The investment world offers a choice between two different investment approaches. However, one has to be aware of what the choices are. Each has a time when it is the appropriate style. The first is a “top down” process based on macro events. It is the process virtually every professional money manager uses. The second is micro. Micro --- as the word suggests --- is based on company specifics. It works best in a period of rising interest rates … something that hasn’t happened for 35 years.
Macro investing is based on forecasting what’s expected to occur in the economy and the world. It is not only the most common investment process but also the most difficult. Most forecasters are wrong more than they are right. Large companies growing rapidly cannot maintain their growth pace forever. Large companies grow incrementally … and only if the economy is doing well.
Building a business that never existed before requires a different skill set than that of a professional manager. There is a critical difference between an entrepreneurial team and a Harvard Business School graduate. The former are often college dropouts such as Bill Gates, Paul Allen and Steve Ballmer of Microsoft. Invariably, they form a team or at least have a partnership such as Steve Jobs and Steve Wozniak of Apple Computer. A Harvard Business School student is taught by case study. It’s how he/she should manage an existing business.
The MBA is trained with casebook studies and learns to manage a large business and its employees. Ultimately, he receives a Masters in Business ADMINISTRATION. It is a different competency than that required of an entrepreneur. It’s similar to the difference between a novelist and a screenwriter. A novelist deals with internal conflict. A screenwriter deals with external conflict. One might think they are similar, but they are different skills. Just ask Stephen King. He’s never written a screenplay.
As I have written before, I believe we are on the cusp of a market environment similar to the 1965-1982 experience. As you may recall, it was a time of increasing interest rates. During that period the Dow Jones Average went nowhere for 17 years. But, it didn’t mean investors couldn’t make money. In fact, it was a tremendous opportunity to MAKE money! But not in the mature, heavily influenced macro world of large capitalization stocks. John Bogle’s Index Fund, started in 1975, would go nowhere for its first seven years. Today 48% of profits in the S&P 500 (by definition large companies) come from overseas. That’s a totally different experience than an entrepreneur starting a business where he lives.

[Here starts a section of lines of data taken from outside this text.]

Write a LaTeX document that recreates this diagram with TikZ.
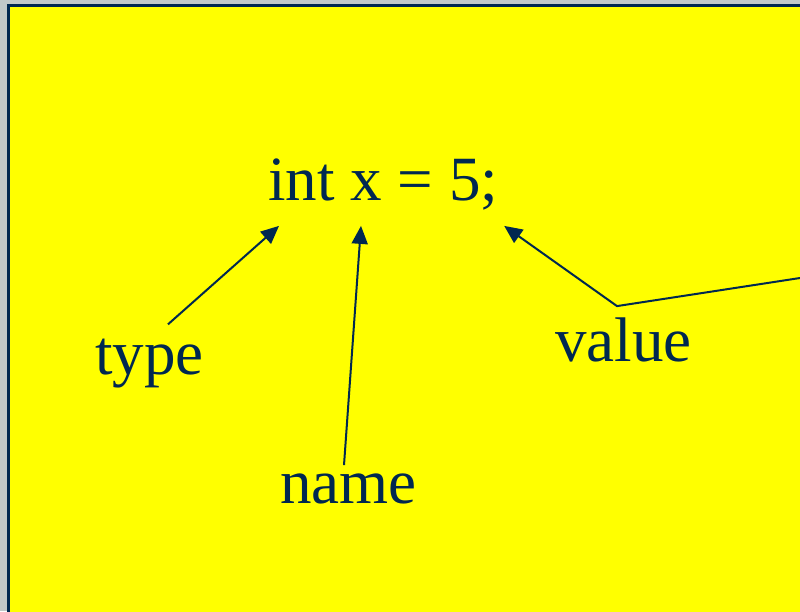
\documentclass[tikz,border=0pt]{standalone}
\usepackage{fontspec}
\setmainfont{Liberation Serif}
\usetikzlibrary{arrows.meta,positioning,calc}
\definecolor{navy}{RGB}{0,40,80}
\definecolor{slide}{RGB}{255,255,0}
\definecolor{frame}{RGB}{193,201,201}
\begin{document}
\begin{tikzpicture}[x=1pt,y=-1pt,>={Triangle[length=18pt,width=16pt]}]
\tikzstyle{lbl}=[inner sep=0pt,anchor=base west,text=navy,font=\fontsize{63}{70}\selectfont]
\tikzstyle{arr}=[->,draw=navy,line width=2pt]
\useasboundingbox (0,0) rectangle (800,611);
\fill[frame] (0,0) rectangle (800,611);
\begin{scope}
\clip (0,0) rectangle (800,611);
\draw[navy,line width=3pt,fill=slide] (8.5,5.5) rectangle (830,640);
\end{scope}
% declaration and its parts
\node[lbl] (code) at (268,200) {int x = 5;};
\node[lbl] (type) at (95,374) {type};
\node[lbl] (name) at (280,503) {name};
\node[lbl] (value) at (555,361) {value};
\coordinate (edge) at (800,278);
\draw[arr] ($(type.north west)+(73,-14)$) -- ($(code.south west)+(11,16)$);
\draw[arr] ($(name.north west)+(64,-8)$) -- ($(code.south west)+(93,16)$);
\draw[arr] (edge) -- ($(value.north west)+(62,-11)$) -- ($(code.south east)+(6,16)$);
\end{tikzpicture}
\end{document}
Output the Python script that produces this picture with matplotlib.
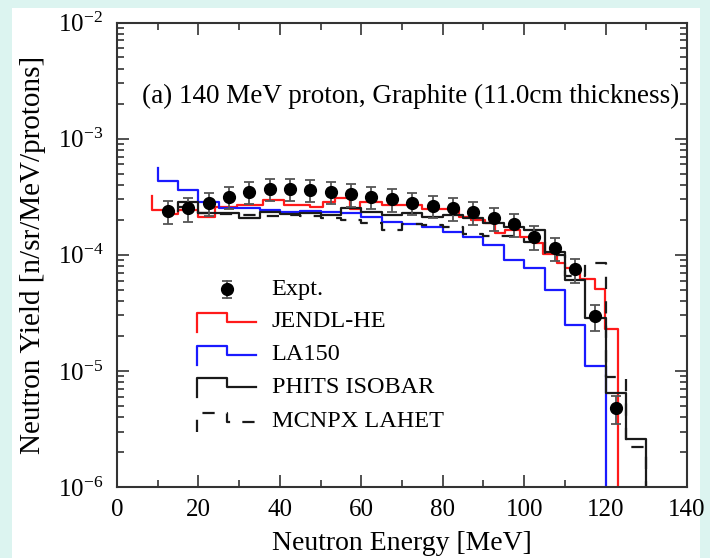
import numpy as np
import matplotlib
matplotlib.use("Agg")
import matplotlib.pyplot as plt
from matplotlib.patches import Rectangle
from matplotlib.ticker import LogLocator, MultipleLocator, NullFormatter

# --- experimental data (5 MeV bins) ---
expt_energy = [12.5, 17.5, 22.5, 27.5, 32.5, 37.5, 42.5, 47.5, 52.5, 57.5, 62.5, 67.5,
               72.5, 77.5, 82.5, 87.5, 92.5, 97.5, 102.5, 107.5, 112.5, 117.5, 122.5]
expt_yield = [2.38e-4, 2.51e-4, 2.77e-4, 3.16e-4, 3.49e-4, 3.68e-4, 3.68e-4, 3.61e-4,
              3.49e-4, 3.31e-4, 3.16e-4, 3.02e-4, 2.81e-4, 2.64e-4, 2.51e-4, 2.32e-4,
              2.06e-4, 1.83e-4, 1.43e-4, 1.14e-4, 7.48e-5, 2.96e-5, 4.81e-6]
expt_relerr = [0.23, 0.23, 0.22, 0.22, 0.22, 0.21, 0.21, 0.21, 0.22, 0.22, 0.22, 0.22,
               0.22, 0.22, 0.22, 0.22, 0.22, 0.22, 0.23, 0.23, 0.24, 0.25, 0.27]

# --- calculations (histograms) ---
jendl_edges = [8.7, 11.8, 15.1, 20, 24.1, 29.5, 35.9, 41, 47.4, 50.6, 53.5, 57.2, 59.7, 65,
               70.3, 75, 80, 84, 87, 90.4, 92.9, 95.3, 99, 102.2, 104.6, 108, 110, 113.7,
               117.4, 119.9, 123]
jendl_vals = [2.43e-4, 2.25e-4, 2.43e-4, 2.12e-4, 2.59e-4, 2.68e-4, 2.96e-4, 2.68e-4,
              2.59e-4, 2.83e-4, 3.06e-4, 2.5e-4, 2.83e-4, 2.68e-4, 2.68e-4, 2.48e-4,
              2.48e-4, 2.13e-4, 2.0e-4, 1.86e-4, 1.53e-4, 1.63e-4, 1.42e-4, 1.25e-4,
              1.01e-4, 8.5e-5, 7.7e-5, 6.2e-5, 5.1e-5, 2.3e-5]

la150_edges = [10, 15, 20, 25, 30, 35, 40, 45, 50, 55, 60, 65, 70, 75, 80, 85, 90, 95,
               100, 105, 110, 115, 120]
la150_vals = [4.34e-4, 3.6e-4, 2.86e-4, 2.53e-4, 2.53e-4, 2.43e-4, 2.33e-4, 2.37e-4,
              2.34e-4, 2.28e-4, 2.13e-4, 1.93e-4, 1.83e-4, 1.75e-4, 1.58e-4, 1.43e-4,
              1.21e-4, 9.1e-5, 7.7e-5, 5.0e-5, 2.48e-5, 1.1e-5]

phits_edges = [15, 20, 25, 30, 35, 40, 45, 50, 55, 60, 65, 70, 75, 80, 85, 90, 95, 100,
               105, 110, 115, 120, 125, 130]
phits_vals = [2.84e-4, 2.28e-4, 2.28e-4, 2.06e-4, 2.34e-4, 2.25e-4, 2.3e-4, 2.22e-4,
              2.54e-4, 2.35e-4, 2.2e-4, 2.3e-4, 2.13e-4, 2.2e-4, 2.06e-4, 1.86e-4,
              1.75e-4, 1.63e-4, 1.06e-4, 6.1e-5, 2.83e-5, 6.4e-6, 2.57e-6]

mcnpx_edges = phits_edges
mcnpx_vals = [2.6e-4, 2.3e-4, 2.25e-4, 2.2e-4, 2.15e-4, 2.2e-4, 2.15e-4, 2.07e-4,
              2.0e-4, 1.86e-4, 1.63e-4, 1.85e-4, 1.8e-4, 1.74e-4, 1.52e-4, 1.45e-4,
              1.45e-4, 1.3e-4, 1.0e-4, 6.5e-5, 8.5e-5, 8.8e-6, 2.2e-6]

FLOOR = 1e-7


def step_xy(edges, vals, top=None, floor=FLOOR):
    x = np.repeat(edges, 2)
    y = np.r_[vals[0] if top is None else top, np.repeat(vals, 2), floor]
    return x, y


plt.rcParams["font.family"] = "Liberation Serif"
plt.rcParams["mathtext.fontset"] = "stix"

fig = plt.figure(figsize=(7.1, 5.58), dpi=100)
fig.patch.set_facecolor("#dcf4f0")
fig.add_artist(Rectangle((12 / 710, 0), 688 / 710, 550 / 558, transform=fig.transFigure,
                         facecolor="white", edgecolor="none", zorder=-5))
ax = fig.add_axes([117 / 710, 1 - 487 / 558, 570 / 710, 464.5 / 558])

lw = 1.6
ax.plot(*step_xy(jendl_edges, jendl_vals, top=3.2e-4), color="#ff1a1a", lw=lw)
ax.plot(*step_xy(la150_edges, la150_vals, top=5.6e-4), color="#1a1aff", lw=lw)
ax.plot(*step_xy(phits_edges, phits_vals, top=2.4e-4), color="#1a1a1a", lw=lw)
ax.plot(*step_xy(mcnpx_edges, mcnpx_vals), color="#1a1a1a", lw=lw, ls=(0, (5.5, 5.5)))

err = np.array(expt_yield) * np.array(expt_relerr)
ax.errorbar(expt_energy, expt_yield, yerr=err, fmt="o", color="black", ms=8.5,
            ecolor="#555555", elinewidth=1.3, capsize=3.5, capthick=1.3, zorder=5)

ax.set_yscale("log")
ax.set_xlim(0, 140)
ax.set_ylim(1e-6, 1e-2)
ax.xaxis.set_major_locator(MultipleLocator(20))
ax.xaxis.set_minor_locator(MultipleLocator(10))
ax.yaxis.set_major_locator(LogLocator(base=10, numticks=10))
ax.yaxis.set_minor_locator(LogLocator(base=10, subs=np.arange(2, 10), numticks=20))
ax.yaxis.set_minor_formatter(NullFormatter())
ax.tick_params(which="both", direction="in", top=True, right=True, color="#333333",
               width=1.2, labelsize=18)
ax.tick_params(which="major", length=8.5)
ax.tick_params(which="minor", length=5)
ax.tick_params(axis="y", pad=10)
ax.tick_params(axis="x", pad=9)
for s in ax.spines.values():
    s.set_color("#333333")
    s.set_linewidth(1.5)

ax.set_xlabel("Neutron Energy [MeV]", fontsize=20)
ax.set_ylabel("Neutron Yield [n/sr/MeV/protons]", fontsize=21)
ax.xaxis.set_label_coords(0.5, -0.094)
ax.yaxis.set_label_coords(-0.125, 0.5)

ax.text(0.044, 0.840, "(a) 140 MeV proton, Graphite (11.0cm thickness)",
        transform=ax.transAxes, ha="left", va="center", fontsize=19.5)

# legend drawn by hand with step-shaped handles
rows = [0.4256, 0.3559, 0.2842, 0.2147, 0.1406]
hx0, hxm, hx1, tx = 0.1398, 0.1924, 0.2439, 0.2714
up, dn = 0.0194, 0.0215
ax.plot([hxm, hxm], [rows[0] - 0.018, rows[0] + 0.018], color="#555555", lw=1.3,
        transform=ax.transAxes)
ax.plot([hxm, hxm], [rows[0] - 0.018, rows[0] + 0.018], ls="none", marker="_", ms=7,
        mew=1.3, color="#555555", transform=ax.transAxes)
ax.plot(hxm, rows[0], "o", color="black", ms=8.5, transform=ax.transAxes)
ax.text(tx, rows[0], "Expt.", transform=ax.transAxes, va="center", fontsize=17.5)

styles = [("JENDL-HE", "#ff1a1a", "-"), ("LA150", "#1a1aff", "-"),
          ("PHITS ISOBAR", "#1a1a1a", "-"), ("MCNPX LAHET", "#1a1a1a", (0, (5.5, 5.5)))]
for ry, (name, c, ls) in zip(rows[1:], styles):
    ax.plot([hx0, hx0, hxm, hxm, hx1], [ry - dn, ry + up, ry + up, ry, ry], color=c,
            lw=lw, ls=ls, transform=ax.transAxes)
    ax.text(tx, ry, name, transform=ax.transAxes, va="center", fontsize=17.5)

fig.savefig("out.png", dpi=100)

In the brokerage business there is a saying, “The job of a broker is to make money from the customer not for the customer.” It could be said the difference between a professional corporate manager and an entrepreneur is somewhat similar. As a broad generalization, the professional MBA-trained manager makes money from a company; the entrepreneur absolutely has to make money for the company. It’s his life; his sense of identity. Which manager would you rather have following a global debt collapse?